═══ RECORDS PROVIDED ═══

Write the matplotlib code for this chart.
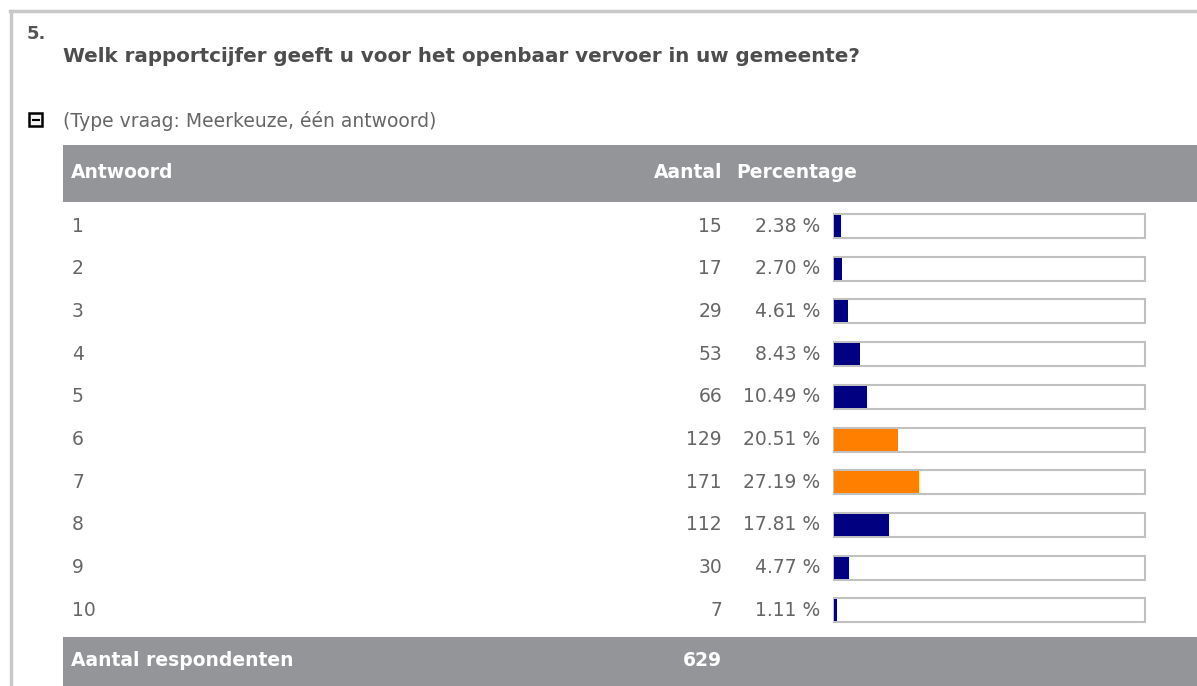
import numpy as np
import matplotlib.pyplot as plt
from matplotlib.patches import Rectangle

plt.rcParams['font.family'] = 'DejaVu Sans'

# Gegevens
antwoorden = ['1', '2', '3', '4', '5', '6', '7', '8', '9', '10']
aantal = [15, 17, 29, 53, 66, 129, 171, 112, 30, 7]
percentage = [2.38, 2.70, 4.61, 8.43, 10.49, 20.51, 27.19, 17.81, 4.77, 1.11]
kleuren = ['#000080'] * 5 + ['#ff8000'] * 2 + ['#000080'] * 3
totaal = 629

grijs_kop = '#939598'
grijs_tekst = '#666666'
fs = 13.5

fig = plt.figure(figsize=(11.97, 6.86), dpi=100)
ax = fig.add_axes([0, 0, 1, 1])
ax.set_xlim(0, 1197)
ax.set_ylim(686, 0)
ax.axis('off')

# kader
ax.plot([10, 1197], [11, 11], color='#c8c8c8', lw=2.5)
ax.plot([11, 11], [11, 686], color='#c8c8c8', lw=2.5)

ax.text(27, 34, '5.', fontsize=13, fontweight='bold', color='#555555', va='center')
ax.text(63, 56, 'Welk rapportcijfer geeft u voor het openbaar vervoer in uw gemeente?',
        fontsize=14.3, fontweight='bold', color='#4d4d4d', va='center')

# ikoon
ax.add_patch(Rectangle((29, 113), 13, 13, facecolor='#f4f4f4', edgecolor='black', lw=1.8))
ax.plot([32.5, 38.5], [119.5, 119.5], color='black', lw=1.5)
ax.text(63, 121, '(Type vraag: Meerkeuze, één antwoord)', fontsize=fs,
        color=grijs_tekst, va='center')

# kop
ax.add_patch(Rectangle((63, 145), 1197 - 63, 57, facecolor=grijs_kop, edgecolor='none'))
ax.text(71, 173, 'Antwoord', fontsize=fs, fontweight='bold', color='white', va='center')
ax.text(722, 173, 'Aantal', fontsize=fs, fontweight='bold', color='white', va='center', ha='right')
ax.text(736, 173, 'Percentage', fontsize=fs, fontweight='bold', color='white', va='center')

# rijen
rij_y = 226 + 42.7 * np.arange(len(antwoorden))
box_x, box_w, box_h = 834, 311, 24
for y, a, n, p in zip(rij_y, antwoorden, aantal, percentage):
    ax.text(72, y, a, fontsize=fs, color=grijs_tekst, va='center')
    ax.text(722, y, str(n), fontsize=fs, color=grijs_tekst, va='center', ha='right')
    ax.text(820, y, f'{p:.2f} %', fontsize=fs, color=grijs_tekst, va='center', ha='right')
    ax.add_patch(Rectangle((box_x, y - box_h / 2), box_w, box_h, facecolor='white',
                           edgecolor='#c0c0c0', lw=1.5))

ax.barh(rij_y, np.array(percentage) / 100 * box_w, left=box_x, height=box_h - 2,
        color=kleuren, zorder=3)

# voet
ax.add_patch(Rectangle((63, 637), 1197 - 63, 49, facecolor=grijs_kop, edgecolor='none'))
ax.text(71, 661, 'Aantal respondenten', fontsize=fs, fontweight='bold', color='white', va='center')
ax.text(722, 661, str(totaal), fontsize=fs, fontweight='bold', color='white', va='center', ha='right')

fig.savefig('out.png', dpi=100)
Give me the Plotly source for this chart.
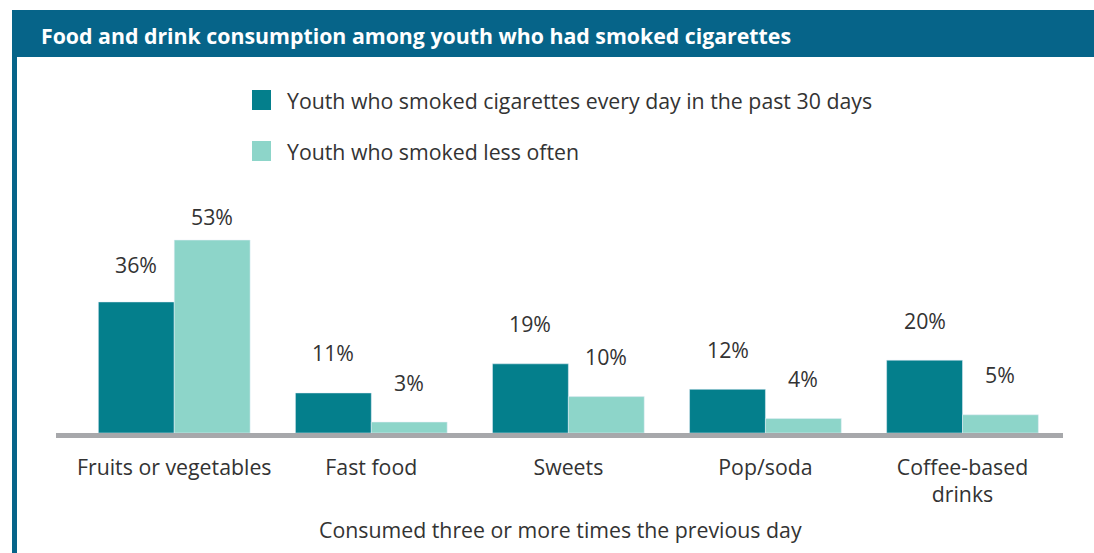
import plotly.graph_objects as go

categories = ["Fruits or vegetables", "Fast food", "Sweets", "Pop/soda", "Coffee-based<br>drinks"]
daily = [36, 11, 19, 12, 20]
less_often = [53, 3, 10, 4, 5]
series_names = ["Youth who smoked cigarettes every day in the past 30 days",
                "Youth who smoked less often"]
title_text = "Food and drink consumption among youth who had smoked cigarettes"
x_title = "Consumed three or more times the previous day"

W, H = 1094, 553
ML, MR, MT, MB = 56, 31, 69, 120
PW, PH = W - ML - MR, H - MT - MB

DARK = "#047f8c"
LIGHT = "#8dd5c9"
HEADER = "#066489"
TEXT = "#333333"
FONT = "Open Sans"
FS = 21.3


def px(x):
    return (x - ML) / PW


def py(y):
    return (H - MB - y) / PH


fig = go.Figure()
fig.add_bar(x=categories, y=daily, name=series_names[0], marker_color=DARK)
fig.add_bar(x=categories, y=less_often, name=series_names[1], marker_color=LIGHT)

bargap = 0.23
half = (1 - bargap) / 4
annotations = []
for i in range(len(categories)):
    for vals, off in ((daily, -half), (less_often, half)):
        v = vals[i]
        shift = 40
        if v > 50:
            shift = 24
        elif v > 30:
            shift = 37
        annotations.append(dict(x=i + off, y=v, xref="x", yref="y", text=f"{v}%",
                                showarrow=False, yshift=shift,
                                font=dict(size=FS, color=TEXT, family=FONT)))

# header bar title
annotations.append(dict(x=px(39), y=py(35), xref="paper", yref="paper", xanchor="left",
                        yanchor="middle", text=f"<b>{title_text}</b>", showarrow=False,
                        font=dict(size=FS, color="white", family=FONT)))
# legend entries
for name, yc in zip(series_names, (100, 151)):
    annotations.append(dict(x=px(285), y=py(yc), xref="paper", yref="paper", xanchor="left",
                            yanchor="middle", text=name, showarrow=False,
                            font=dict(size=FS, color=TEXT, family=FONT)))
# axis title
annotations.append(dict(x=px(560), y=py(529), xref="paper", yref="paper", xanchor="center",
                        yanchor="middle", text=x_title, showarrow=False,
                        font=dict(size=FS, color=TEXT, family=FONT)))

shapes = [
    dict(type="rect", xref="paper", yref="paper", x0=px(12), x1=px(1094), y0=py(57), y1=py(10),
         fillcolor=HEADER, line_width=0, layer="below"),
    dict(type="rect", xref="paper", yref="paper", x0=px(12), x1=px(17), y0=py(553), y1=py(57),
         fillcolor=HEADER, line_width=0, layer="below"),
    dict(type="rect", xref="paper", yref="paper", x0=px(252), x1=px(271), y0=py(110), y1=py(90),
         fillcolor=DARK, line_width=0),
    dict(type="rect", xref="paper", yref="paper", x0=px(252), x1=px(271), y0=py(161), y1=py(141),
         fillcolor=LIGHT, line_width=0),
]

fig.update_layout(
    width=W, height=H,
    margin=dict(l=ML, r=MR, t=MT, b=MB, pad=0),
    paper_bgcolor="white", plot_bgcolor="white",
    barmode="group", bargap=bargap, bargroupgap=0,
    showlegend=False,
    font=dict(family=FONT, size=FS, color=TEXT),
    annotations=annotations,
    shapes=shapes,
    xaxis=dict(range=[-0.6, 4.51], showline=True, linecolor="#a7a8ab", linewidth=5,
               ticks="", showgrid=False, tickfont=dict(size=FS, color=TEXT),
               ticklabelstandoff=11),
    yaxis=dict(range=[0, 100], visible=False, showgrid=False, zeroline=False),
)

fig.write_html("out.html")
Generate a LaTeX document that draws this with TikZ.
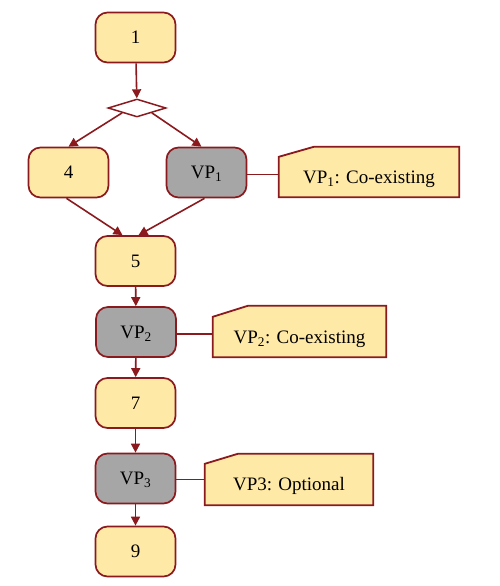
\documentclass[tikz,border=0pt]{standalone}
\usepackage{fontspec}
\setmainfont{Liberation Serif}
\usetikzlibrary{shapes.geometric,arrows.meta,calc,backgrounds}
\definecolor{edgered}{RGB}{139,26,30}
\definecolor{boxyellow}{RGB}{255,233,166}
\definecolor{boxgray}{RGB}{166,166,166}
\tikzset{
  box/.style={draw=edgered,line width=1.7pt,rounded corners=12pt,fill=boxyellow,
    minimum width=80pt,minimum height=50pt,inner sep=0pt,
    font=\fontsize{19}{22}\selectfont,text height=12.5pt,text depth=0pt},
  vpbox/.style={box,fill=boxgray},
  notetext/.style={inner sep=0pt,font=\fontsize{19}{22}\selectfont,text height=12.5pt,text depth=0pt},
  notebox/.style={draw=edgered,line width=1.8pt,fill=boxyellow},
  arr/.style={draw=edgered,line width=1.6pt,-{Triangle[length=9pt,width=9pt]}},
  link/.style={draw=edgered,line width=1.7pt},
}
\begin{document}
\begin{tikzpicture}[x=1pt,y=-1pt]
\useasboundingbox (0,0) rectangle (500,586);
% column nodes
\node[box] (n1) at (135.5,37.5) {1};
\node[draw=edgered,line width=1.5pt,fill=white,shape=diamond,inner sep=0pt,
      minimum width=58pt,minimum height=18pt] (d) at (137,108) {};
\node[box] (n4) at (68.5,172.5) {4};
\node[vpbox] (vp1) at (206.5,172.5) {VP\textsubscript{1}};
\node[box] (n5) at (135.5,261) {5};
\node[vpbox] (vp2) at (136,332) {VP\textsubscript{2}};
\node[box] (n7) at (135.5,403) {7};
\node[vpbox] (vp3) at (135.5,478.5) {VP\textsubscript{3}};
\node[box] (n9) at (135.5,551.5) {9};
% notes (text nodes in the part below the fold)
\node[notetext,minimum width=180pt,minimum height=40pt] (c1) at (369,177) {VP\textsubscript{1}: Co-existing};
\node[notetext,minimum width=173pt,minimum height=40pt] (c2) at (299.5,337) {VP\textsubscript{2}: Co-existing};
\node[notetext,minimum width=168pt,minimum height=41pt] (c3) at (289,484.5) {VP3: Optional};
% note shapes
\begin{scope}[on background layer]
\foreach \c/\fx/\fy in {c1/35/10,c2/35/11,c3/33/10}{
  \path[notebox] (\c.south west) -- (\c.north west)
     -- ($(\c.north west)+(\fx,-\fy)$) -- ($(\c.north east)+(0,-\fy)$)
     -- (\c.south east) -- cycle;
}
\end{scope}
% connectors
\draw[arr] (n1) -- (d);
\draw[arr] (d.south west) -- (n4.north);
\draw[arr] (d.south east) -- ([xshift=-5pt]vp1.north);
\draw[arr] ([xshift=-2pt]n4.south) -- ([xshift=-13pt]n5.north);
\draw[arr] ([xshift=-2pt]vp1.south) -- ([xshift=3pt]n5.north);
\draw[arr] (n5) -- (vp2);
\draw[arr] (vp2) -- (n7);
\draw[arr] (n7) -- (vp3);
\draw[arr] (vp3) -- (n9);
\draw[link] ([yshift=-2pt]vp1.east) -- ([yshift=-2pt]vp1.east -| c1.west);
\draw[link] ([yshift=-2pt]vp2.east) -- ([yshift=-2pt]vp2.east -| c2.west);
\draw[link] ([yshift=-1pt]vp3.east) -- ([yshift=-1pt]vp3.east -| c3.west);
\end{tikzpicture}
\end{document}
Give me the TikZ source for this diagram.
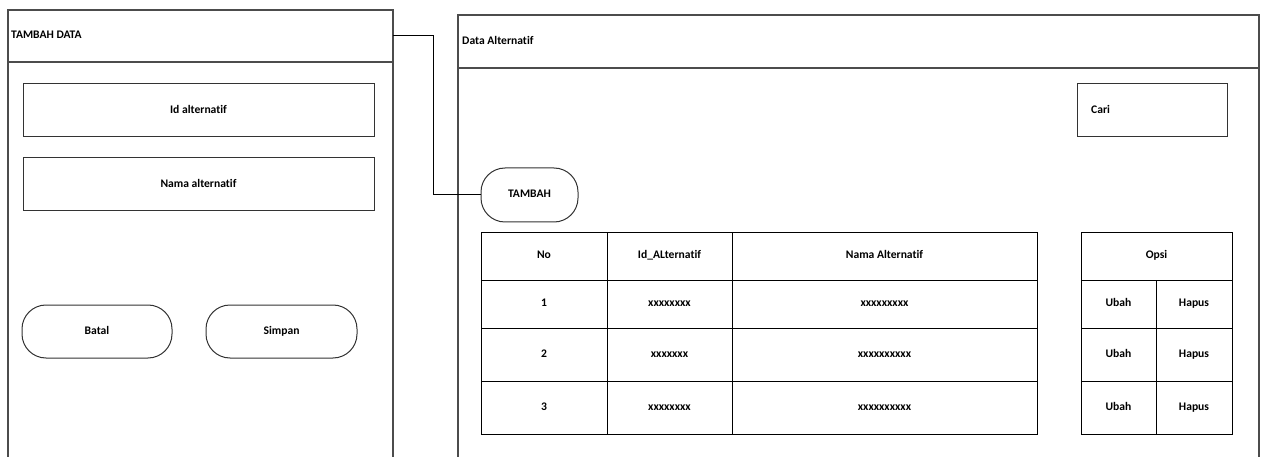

═══

▶ EXERCISE PROMPT:
Up to and including the line containing "ax.axis('off')", quote each line of the entries above from the very first, please, exactly and without images.

▶ RESULT:
Write the matplotlib code for this chart.
import numpy as np
import matplotlib.pyplot as plt
from matplotlib.patches import Rectangle

plt.rcParams['font.family'] = 'DejaVu Sans'

# Gegevens
antwoorden = ['1', '2', '3', '4', '5', '6', '7', '8', '9', '10']
aantal = [15, 17, 29, 53, 66, 129, 171, 112, 30, 7]
percentage = [2.38, 2.70, 4.61, 8.43, 10.49, 20.51, 27.19, 17.81, 4.77, 1.11]
kleuren = ['#000080'] * 5 + ['#ff8000'] * 2 + ['#000080'] * 3
totaal = 629

grijs_kop = '#939598'
grijs_tekst = '#666666'
fs = 13.5

fig = plt.figure(figsize=(11.97, 6.86), dpi=100)
ax = fig.add_axes([0, 0, 1, 1])
ax.set_xlim(0, 1197)
ax.set_ylim(686, 0)
ax.axis('off')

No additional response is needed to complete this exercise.